A Startup’s Dream Come True
In January, tax legislation dominated the country’s focus, overshadowing a program that might be just what the biorefining industry has been looking for. Spurred on by the current administration’s commitment to developing a U.S. clean technology industry that is second to none, the Startup America program was born. Touting its goal to “celebrate, inspire and accelerate high-growth entrepreneurship throughout the nation,” the program is one part project finance and one part project assistance, initially focusing on the clean technology sector.
The Small Business Administration has already committed to the Startup America program, pledging an astounding $2 billion over the next five years to companies in underserved communities or early stage companies caught in the valley of death.
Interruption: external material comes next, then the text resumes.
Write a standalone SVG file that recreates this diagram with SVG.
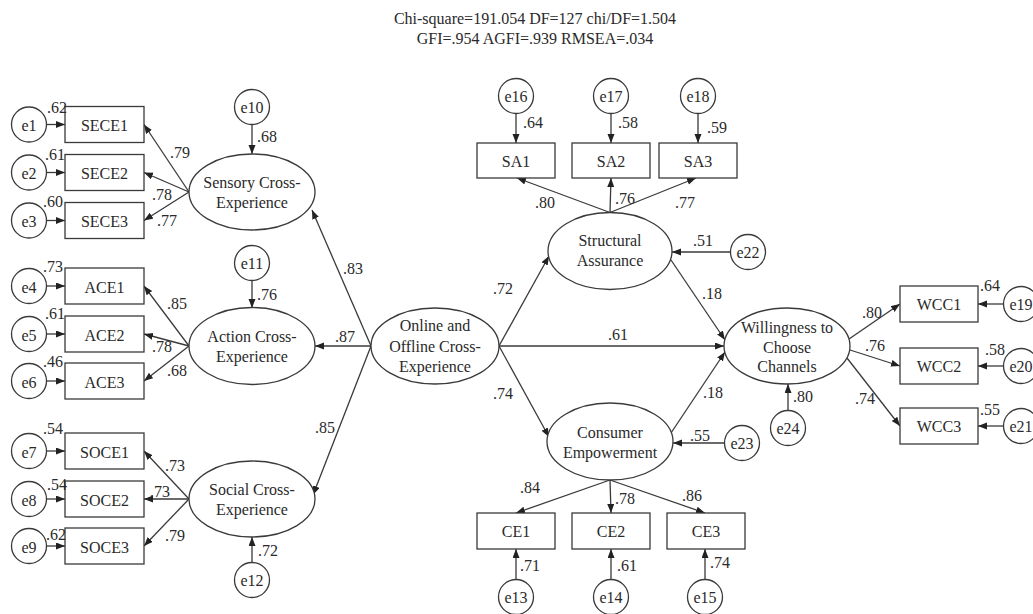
<svg xmlns="http://www.w3.org/2000/svg" width="1033" height="614" viewBox="0 0 1033 614">
<style>
text{font-family:"Liberation Serif","Times New Roman",serif;font-size:16px;fill:#2a2a2a}
.c{text-anchor:middle}
.n{fill:#fff;stroke:#3a3a3a;stroke-width:1.3}
.l{stroke:#3a3a3a;stroke-width:1.3;fill:none;marker-end:url(#a)}
</style>
<defs>
<marker id="a" markerUnits="userSpaceOnUse" markerWidth="10" markerHeight="8" refX="9" refY="3.5" orient="auto">
<path d="M0,0 L9,3.5 L0,7 z" fill="#222"/>
</marker>
</defs>
<rect width="1033" height="614" fill="#fff"/>
<g id="title">
<text class="c" x="535" y="23.5">Chi-square=191.054 DF=127 chi/DF=1.504</text>
<text class="c" x="535" y="44">GFI=.954 AGFI=.939 RMSEA=.034</text>
</g>
<g id="connectors">
<line class="l" x1="46.5" y1="124.5" x2="65" y2="124.5"/>
<line class="l" x1="46.5" y1="172.5" x2="65" y2="172.5"/>
<line class="l" x1="46.5" y1="220.5" x2="65" y2="220.5"/>
<line class="l" x1="46.5" y1="286" x2="65" y2="286"/>
<line class="l" x1="46.5" y1="334" x2="65" y2="334"/>
<line class="l" x1="46.5" y1="381" x2="65" y2="381"/>
<line class="l" x1="46.5" y1="451" x2="65" y2="451"/>
<line class="l" x1="46.5" y1="499" x2="65" y2="499"/>
<line class="l" x1="46.5" y1="546" x2="65" y2="546"/>
<line class="l" x1="189" y1="192" x2="144" y2="124.5"/>
<line class="l" x1="189" y1="192" x2="144" y2="172.5"/>
<line class="l" x1="189" y1="192" x2="144" y2="220.5"/>
<line class="l" x1="189" y1="346" x2="144" y2="286"/>
<line class="l" x1="189" y1="346" x2="144" y2="334"/>
<line class="l" x1="189" y1="346" x2="144" y2="381"/>
<line class="l" x1="189" y1="499" x2="144" y2="451"/>
<line class="l" x1="189" y1="499" x2="144" y2="499"/>
<line class="l" x1="189" y1="499" x2="144" y2="546"/>
<line class="l" x1="252" y1="124.5" x2="252" y2="154"/>
<line class="l" x1="252" y1="280.5" x2="252" y2="308"/>
<line class="l" x1="252" y1="562.5" x2="252" y2="537"/>
<line class="l" x1="371" y1="346" x2="312" y2="210"/>
<line class="l" x1="371" y1="346" x2="315" y2="346"/>
<line class="l" x1="371" y1="346" x2="313" y2="495"/>
<line class="l" x1="499" y1="346" x2="549" y2="256"/>
<line class="l" x1="499" y1="346" x2="724" y2="346"/>
<line class="l" x1="499" y1="346" x2="549" y2="437"/>
<line class="l" x1="610" y1="212.5" x2="517" y2="178"/>
<line class="l" x1="610" y1="212.5" x2="611" y2="178"/>
<line class="l" x1="610" y1="212.5" x2="696" y2="178"/>
<line class="l" x1="516" y1="113.5" x2="516" y2="143"/>
<line class="l" x1="611" y1="113.5" x2="611" y2="143"/>
<line class="l" x1="698" y1="113.5" x2="698" y2="143"/>
<line class="l" x1="730.5" y1="252" x2="672" y2="252"/>
<line class="l" x1="671" y1="260" x2="725" y2="340"/>
<line class="l" x1="671" y1="433" x2="725" y2="352"/>
<line class="l" x1="724.5" y1="443" x2="673" y2="443"/>
<line class="l" x1="788" y1="410.5" x2="788" y2="384"/>
<line class="l" x1="849" y1="339" x2="900" y2="304"/>
<line class="l" x1="850" y1="350" x2="900" y2="366"/>
<line class="l" x1="847" y1="358" x2="900" y2="426"/>
<line class="l" x1="1003.5" y1="304" x2="978" y2="304"/>
<line class="l" x1="1003.5" y1="366" x2="978" y2="366"/>
<line class="l" x1="1003.5" y1="426" x2="978" y2="426"/>
<line class="l" x1="610" y1="480" x2="516" y2="513"/>
<line class="l" x1="610" y1="480" x2="611" y2="513"/>
<line class="l" x1="610" y1="480" x2="705" y2="513"/>
<line class="l" x1="516" y1="579.5" x2="516" y2="549"/>
<line class="l" x1="611" y1="579.5" x2="611" y2="549"/>
<line class="l" x1="705" y1="579.5" x2="705" y2="549"/>
</g>
<g id="e1"><circle class="n" cx="29" cy="124.5" r="17.5"/><text class="c" x="29" y="131">e1</text></g>
<g id="e2"><circle class="n" cx="29" cy="172.5" r="17.5"/><text class="c" x="29" y="179">e2</text></g>
<g id="e3"><circle class="n" cx="29" cy="220.5" r="17.5"/><text class="c" x="29" y="227">e3</text></g>
<g id="e4"><circle class="n" cx="29" cy="286" r="17.5"/><text class="c" x="29" y="292.5">e4</text></g>
<g id="e5"><circle class="n" cx="29" cy="334" r="17.5"/><text class="c" x="29" y="340.5">e5</text></g>
<g id="e6"><circle class="n" cx="29" cy="381" r="17.5"/><text class="c" x="29" y="387.5">e6</text></g>
<g id="e7"><circle class="n" cx="29" cy="451" r="17.5"/><text class="c" x="29" y="457.5">e7</text></g>
<g id="e8"><circle class="n" cx="29" cy="499" r="17.5"/><text class="c" x="29" y="505.5">e8</text></g>
<g id="e9"><circle class="n" cx="29" cy="546" r="17.5"/><text class="c" x="29" y="552.5">e9</text></g>
<g id="SECE1"><rect class="n" x="65" y="106.5" width="79" height="36"/><text class="c" x="104.5" y="131">SECE1</text></g>
<g id="SECE2"><rect class="n" x="65" y="154.5" width="79" height="36"/><text class="c" x="104.5" y="179">SECE2</text></g>
<g id="SECE3"><rect class="n" x="65" y="202.5" width="79" height="36"/><text class="c" x="104.5" y="227">SECE3</text></g>
<g id="ACE1"><rect class="n" x="65" y="268" width="79" height="36"/><text class="c" x="104.5" y="292.5">ACE1</text></g>
<g id="ACE2"><rect class="n" x="65" y="316" width="79" height="36"/><text class="c" x="104.5" y="340.5">ACE2</text></g>
<g id="ACE3"><rect class="n" x="65" y="363" width="79" height="36"/><text class="c" x="104.5" y="387.5">ACE3</text></g>
<g id="SOCE1"><rect class="n" x="65" y="433" width="79" height="36"/><text class="c" x="104.5" y="457.5">SOCE1</text></g>
<g id="SOCE2"><rect class="n" x="65" y="481" width="79" height="36"/><text class="c" x="104.5" y="505.5">SOCE2</text></g>
<g id="SOCE3"><rect class="n" x="65" y="528" width="79" height="36"/><text class="c" x="104.5" y="552.5">SOCE3</text></g>
<g id="e10"><circle class="n" cx="252" cy="107" r="17.5"/><text class="c" x="252" y="113">e10</text></g>
<g id="e11"><circle class="n" cx="252" cy="263" r="17.5"/><text class="c" x="252" y="269">e11</text></g>
<g id="e12"><circle class="n" cx="252" cy="580" r="17.5"/><text class="c" x="252" y="586">e12</text></g>
<g id="sensory"><ellipse class="n" cx="252" cy="192" rx="63" ry="38"/><text class="c" x="252" y="188">Sensory Cross-</text><text class="c" x="252" y="208">Experience</text></g>
<g id="action"><ellipse class="n" cx="252" cy="346" rx="63" ry="38.5"/><text class="c" x="252" y="342">Action Cross-</text><text class="c" x="252" y="362">Experience</text></g>
<g id="social"><ellipse class="n" cx="252" cy="499" rx="63" ry="38"/><text class="c" x="252" y="495">Social Cross-</text><text class="c" x="252" y="515">Experience</text></g>
<g id="online"><ellipse class="n" cx="435" cy="346" rx="64" ry="38"/><text class="c" x="435" y="331">Online and</text><text class="c" x="435" y="351.5">Offline Cross-</text><text class="c" x="435" y="371.5">Experience</text></g>
<g id="structural"><ellipse class="n" cx="610" cy="251" rx="62" ry="38.5"/><text class="c" x="610" y="246">Structural</text><text class="c" x="610" y="266">Assurance</text></g>
<g id="consumer"><ellipse class="n" cx="610" cy="441.5" rx="63" ry="38.5"/><text class="c" x="610" y="437.5">Consumer</text><text class="c" x="610" y="457.5">Empowerment</text></g>
<g id="willingness"><ellipse class="n" cx="787" cy="346" rx="63" ry="38"/><text class="c" x="787" y="332.5">Willingness to</text><text class="c" x="787" y="353">Choose</text><text class="c" x="787" y="372">Channels</text></g>
<g id="e16"><circle class="n" cx="516" cy="96" r="17.5"/><text class="c" x="516" y="102">e16</text></g>
<g id="e17"><circle class="n" cx="611" cy="96" r="17.5"/><text class="c" x="611" y="102">e17</text></g>
<g id="e18"><circle class="n" cx="698" cy="96" r="17.5"/><text class="c" x="698" y="102">e18</text></g>
<g id="SA1"><rect class="n" x="477" y="143" width="78" height="35"/><text class="c" x="516" y="167">SA1</text></g>
<g id="SA2"><rect class="n" x="572" y="143" width="78" height="35"/><text class="c" x="611" y="167">SA2</text></g>
<g id="SA3"><rect class="n" x="659" y="143" width="78" height="35"/><text class="c" x="698" y="167">SA3</text></g>
<g id="e22"><circle class="n" cx="748" cy="252" r="17.5"/><text class="c" x="748" y="258">e22</text></g>
<g id="e23"><circle class="n" cx="742" cy="443" r="17.5"/><text class="c" x="742" y="449">e23</text></g>
<g id="e24"><circle class="n" cx="788" cy="428" r="17.5"/><text class="c" x="788" y="434">e24</text></g>
<g id="WCC1"><rect class="n" x="900" y="286" width="78" height="36"/><text class="c" x="939" y="310">WCC1</text></g>
<g id="WCC2"><rect class="n" x="900" y="348" width="78" height="36"/><text class="c" x="939" y="372">WCC2</text></g>
<g id="WCC3"><rect class="n" x="900" y="408" width="78" height="36"/><text class="c" x="939" y="432">WCC3</text></g>
<g id="e19"><circle class="n" cx="1021" cy="304" r="17.5"/><text class="c" x="1021" y="310">e19</text></g>
<g id="e20"><circle class="n" cx="1021" cy="366" r="17.5"/><text class="c" x="1021" y="372">e20</text></g>
<g id="e21"><circle class="n" cx="1021" cy="426" r="17.5"/><text class="c" x="1021" y="432">e21</text></g>
<g id="CE1"><rect class="n" x="477" y="513" width="78" height="36"/><text class="c" x="516" y="537">CE1</text></g>
<g id="CE2"><rect class="n" x="572" y="513" width="78" height="36"/><text class="c" x="611" y="537">CE2</text></g>
<g id="CE3"><rect class="n" x="667" y="513" width="78" height="36"/><text class="c" x="706" y="537">CE3</text></g>
<g id="e13"><circle class="n" cx="516" cy="597" r="17.5"/><text class="c" x="516" y="603">e13</text></g>
<g id="e14"><circle class="n" cx="611" cy="597" r="17.5"/><text class="c" x="611" y="603">e14</text></g>
<g id="e15"><circle class="n" cx="705" cy="597" r="17.5"/><text class="c" x="705" y="603">e15</text></g>
<g id="labels">
<text x="47" y="113">.62</text><text x="45" y="160">.61</text><text x="43" y="207">.60</text>
<text x="43" y="272">.73</text><text x="45" y="319">.61</text><text x="43" y="367">.46</text>
<text x="43" y="434">.54</text><text x="47" y="490">.54</text><text x="46" y="540">.62</text>
<text x="170" y="158">.79</text><text x="152" y="200">.78</text><text x="157" y="226">.77</text>
<text x="167" y="309">.85</text><text x="152" y="352">.78</text><text x="167" y="376">.68</text>
<text x="165" y="471">.73</text><text x="150" y="497">.73</text><text x="165" y="541">.79</text>
<text x="257" y="142">.68</text><text x="257" y="300">.76</text><text x="258" y="556">.72</text>
<text x="343" y="274">.83</text><text x="335" y="342">.87</text><text x="315" y="433">.85</text>
<text x="493" y="294">.72</text><text x="608" y="340">.61</text><text x="493" y="399">.74</text>
<text x="523" y="128">.64</text><text x="618" y="128">.58</text><text x="707" y="133">.59</text>
<text x="535" y="208">.80</text><text x="615" y="204">.76</text><text x="675" y="208">.77</text>
<text x="693" y="246">.51</text><text x="702" y="299">.18</text><text x="703" y="398">.18</text>
<text x="690" y="441">.55</text><text x="793" y="402">.80</text>
<text x="862" y="318">.80</text><text x="865" y="351">.76</text><text x="855" y="404">.74</text>
<text x="980" y="291">.64</text><text x="985" y="355">.58</text><text x="980" y="415">.55</text>
<text x="520" y="493">.84</text><text x="615" y="504">.78</text><text x="682" y="501">.86</text>
<text x="520" y="571">.71</text><text x="617" y="571">.61</text><text x="710" y="568">.74</text>
</g>
</svg>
The potential impact on future producers and technology developers ranges from the ability for project participants to tap into regional accelerators equipped to link industry leaders with startup firms, to that $2 billion available for firms to utilize. And the best part, it won’t cost taxpayers a dime.
Elizabeth Echols, regional administrator for the SBA, says, “This is an area that I’m very passionate about, clean energy and green business—encouraging and helping U.S. companies to be at the forefront of this global industry. I want to make the U.S. a leader in innovation.” The SBA is focused on several key areas that will help companies bring their innovations to market. Through the Impact Investment Fund, the SBA has committed $1 billion for companies located in underserved communities, or companies in the clean energy sector. “Underserved markets, we believe, have a lot of potential,” Echols says. “There is a lot of potential there and so far so much of the startup activity and venture capital has been focused on the coasts. There is a lot of people with good ideas in between.”
Another focus area is the market gap for early-stage companies. That market gap, commonly known as the valley of death that happens for financing rounds of roughly $1 million to $5 million, according to Echols, can be overcome by tapping into the $1 billion available for financing set aside by the SBA. “The goal is to jumpstart these companies, and help them on their path towards growth and creating more cleantech jobs,” she says.
In addition to the $2 billion worth of funding, the SBA has also set up the Entrepreneurial Mentor Corps. The program will initially help 100 cleantech startups by linking them with industry experts, university laboratories and other applicable partners, giving early-stage firms access to what Echols calls “entrepreneurial ecosystems.” Initially, she says, the program will cater to 100 cleantech startups (which have already received funding from the U.S. government), but “we want to grow that to 1,000.”
The EMC clean energy pilot is a collaboration between the U.S. DOE, the Advanced Research Projects Agency-Energy, and the SBA. A company can apply to one of four designated accelerators. Each accelerator was chosen, Echols says, for its geographic location and expansive reach. “Anybody can go and apply,” she adds, noting that the accelerators will be looking for companies and entrepreneurs with a clear plan to where they want to go. “We believe it is absolutely critical for the economy, for national security purposes and for the environment,” she says, explaining the program’s main drivers.